While meditating before a statue of the Blessed Virgin on what he should do, he heard a voice saying ‘go to Detroit’ and as a result he applied to joint the Order of Friars Minor Capuchin at the St Bonaventura Monastery. His application was accepted and he was given the religious name Solanus, after St Francis Solanus, because both men loved the violin. As a novice, he struggled with his studies, so that when he was ordained in 1904 it was as a simplex priest with restrictions on his ministry.
He served for 20 years at two friaries in New York before returning to Detroit in 1924, where he mostly served in the St Bonaventure Monastery as a hall porter. But on Wednesday afternoons, he started to conduct services for the sick, where he not only gained recognition as an inspirational speaker, people started to consider him instrumental in cures of the sick and the obtaining of many other blessings. He also became known among his fellow Capuchins for having a strong devotion to the Eucharist — he would kneel, unmoving for many hours, before the Blessed Sacrament. Among his confreres, he was also known as an accomplished violin player, particularly of Irish folk tunes, but his singing voice was lamentable and many of his fellow Franciscans chose to leave the room when it was his turn to perform a song!
When he died in 1957, more than 20,000 people filed past his coffin and his reputation for holiness grew after his death. When his remains were exhumed and reinterred in a tomb outside the Fr Solanus Casey Centre at St Bonaventure Monastery, the remains were found to be largely incorrupt.
In a letter of congratulation sent to Archbishop Allen Vigneron of Detroit before the Beatification Mass, Archbishop Eamon Martin of Armagh wrote: “I want to express the joy of the Church in Ireland at the beatification in Detroit of Father Solanus Casey OFM Cap. Father Solanus was the son of Irish emigrants, so his beatification today is also a moment of great pride in the faith of those who have passed on to us a trust and belief in Jesus Christ.

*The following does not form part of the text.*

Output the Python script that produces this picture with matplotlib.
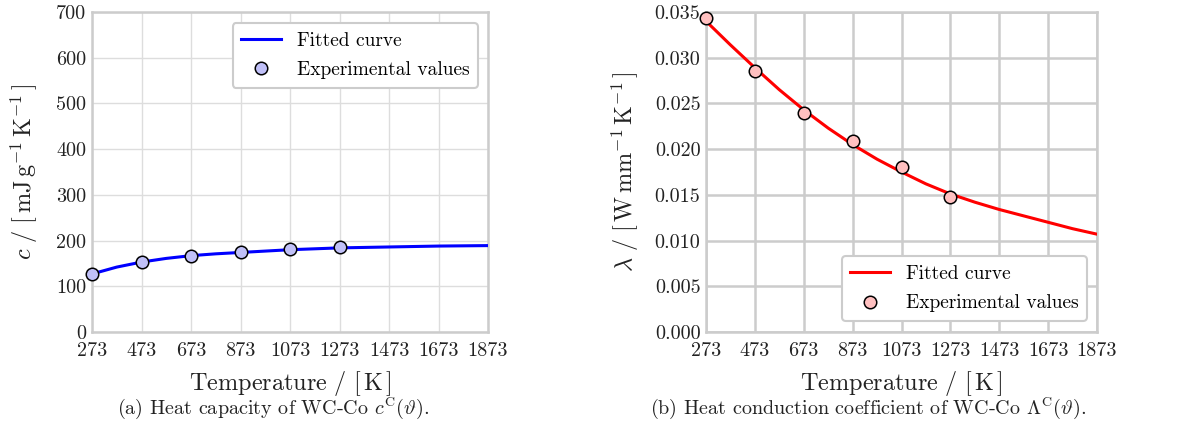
import numpy as np
import matplotlib
matplotlib.use('Agg')
import matplotlib.pyplot as plt

plt.rcParams['font.family'] = 'serif'
plt.rcParams['font.serif'] = ['cmr10', 'DejaVu Serif']
plt.rcParams['mathtext.fontset'] = 'cm'
plt.rcParams['axes.formatter.use_mathtext'] = True
plt.rcParams['axes.unicode_minus'] = False

# temperatures of the experiments
temp_exp = [273, 473, 673, 873, 1073, 1273]
# heat capacity, mJ/(g K)
c_exp = [127, 154, 167, 175, 181, 186]
# heat conduction, W/(mm K)
lam_exp = [0.0343, 0.02855, 0.0239, 0.0209, 0.0180, 0.01473]

temp_fit = [273, 373, 473, 573, 673, 773, 873, 973, 1073, 1173, 1273,
            1373, 1473, 1573, 1673, 1773, 1873]
c_fit = [127, 142, 153, 161, 167, 171, 174, 177, 180, 182, 184,
         185, 186, 187, 188, 188.5, 189]
lam_fit = [0.0340, 0.0314, 0.0289, 0.0265, 0.0243, 0.0223, 0.0205, 0.0189,
           0.0175, 0.0162, 0.0151, 0.0142, 0.0134, 0.0127, 0.0120, 0.0113,
           0.0107]

xticks = [273, 473, 673, 873, 1073, 1273, 1473, 1673, 1873]
c_ticks = [0, 100, 200, 300, 400, 500, 600, 700]
lam_ticks = [0.000, 0.005, 0.010, 0.015, 0.020, 0.025, 0.030, 0.035]

W, H = 1189, 443
fig = plt.figure(figsize=(W / 100, H / 100), dpi=100)
ax1 = fig.add_axes([92 / W, 1 - 332 / H, 396 / W, 320 / H])
ax2 = fig.add_axes([706 / W, 1 - 332 / H, 391 / W, 320 / H])

tick_fs = 14.5
label_fs = 17.5


def style_axes(ax, gridcol, gridlw):
  ax.set_facecolor('white')
  ax.grid(True, color=gridcol, linewidth=gridlw, zorder=0)
  ax.set_axisbelow(True)
  for sp in ax.spines.values():
    sp.set_color('#cccccc')
    sp.set_linewidth(1.8)
  ax.tick_params(length=0, labelsize=tick_fs, colors='#222222')
  ax.tick_params(axis='x', pad=7.5)
  ax.tick_params(axis='y', pad=4)
  ax.set_xlim(273, 1873)
  ax.set_xticks(xticks)
  ax.set_xticklabels([str(t) for t in xticks])
  ax.set_xlabel(r'$\mathrm{Temperature}\ /\ [\,\mathrm{K}\,]$', fontsize=label_fs,
                color='#222222', labelpad=6)


def style_legend(lgd):
  fr = lgd.get_frame()
  fr.set_edgecolor('#cccccc')
  fr.set_linewidth(1.5)
  fr.set_alpha(1)


leg_kw = dict(fontsize=14, frameon=True, fancybox=True, borderpad=0.45,
              handlelength=2.05, handletextpad=0.8, labelspacing=0.6,
              borderaxespad=0)

# heat capacity
style_axes(ax1, '#dddddd', 1.0)
ax1.plot(temp_fit, c_fit, color='blue', linewidth=2.2, label='Fitted curve', zorder=3)
ax1.plot(temp_exp, c_exp, 'o', markersize=9, markerfacecolor='#c0c0f8',
         markeredgecolor='black', markeredgewidth=1.1, label='Experimental values',
         clip_on=False, zorder=4)
ax1.set_ylim(0, 700)
ax1.set_yticks(c_ticks)
ax1.set_yticklabels([str(v) for v in c_ticks])
ax1.set_ylabel(r'$c\ /\ [\,\mathrm{mJ\,g^{-1}\,K^{-1}}\,]$', fontsize=label_fs,
               color='#222222', labelpad=12)
lgd1 = ax1.legend(loc='upper right', bbox_to_anchor=(0.975, 0.966), **leg_kw)
style_legend(lgd1)

# heat conduction
style_axes(ax2, '#cccccc', 1.8)
ax2.plot(temp_fit, lam_fit, color='red', linewidth=2.2, label='Fitted curve', zorder=3)
ax2.plot(temp_exp, lam_exp, 'o', markersize=9, markerfacecolor='#ffc0c0',
         markeredgecolor='black', markeredgewidth=1.1, label='Experimental values',
         clip_on=False, zorder=4)
ax2.set_ylim(0, 0.035)
ax2.set_yticks(lam_ticks)
ax2.set_yticklabels(['%.3f' % v for v in lam_ticks])
ax2.set_ylabel(r'$\lambda\ /\ [\,\mathrm{W\,mm^{-1}\,K^{-1}}\,]$', fontsize=label_fs,
               color='#222222', labelpad=10)
lgd2 = ax2.legend(loc='lower right', bbox_to_anchor=(0.975, 0.034), **leg_kw)
style_legend(lgd2)

# captions
fig.text(273 / W, 1 - 408 / H, r'(a) Heat capacity of WC-Co $c^{\mathrm{C}}(\vartheta)$.',
         ha='center', va='center', fontsize=14.5, color='#222222')
fig.text(868 / W, 1 - 408 / H,
         r'(b) Heat conduction coefficient of WC-Co $\mathit{\Lambda}^{\mathrm{C}}(\vartheta)$.',
         ha='center', va='center', fontsize=14.5, color='#222222')

fig.savefig('out.png', dpi=100)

As the Universal Church marks the first World Day of the Poor tomorrow [Sunday November 19], it is entirely fitting that the Church commemorates a friar who was outstanding in the care of all of God’s people, especially those in particular need. May I convey my good wishes to all who are gathered for the Beatification Mass, and please be assured of a special remembrance in prayer for the Archdiocese of Detroit.”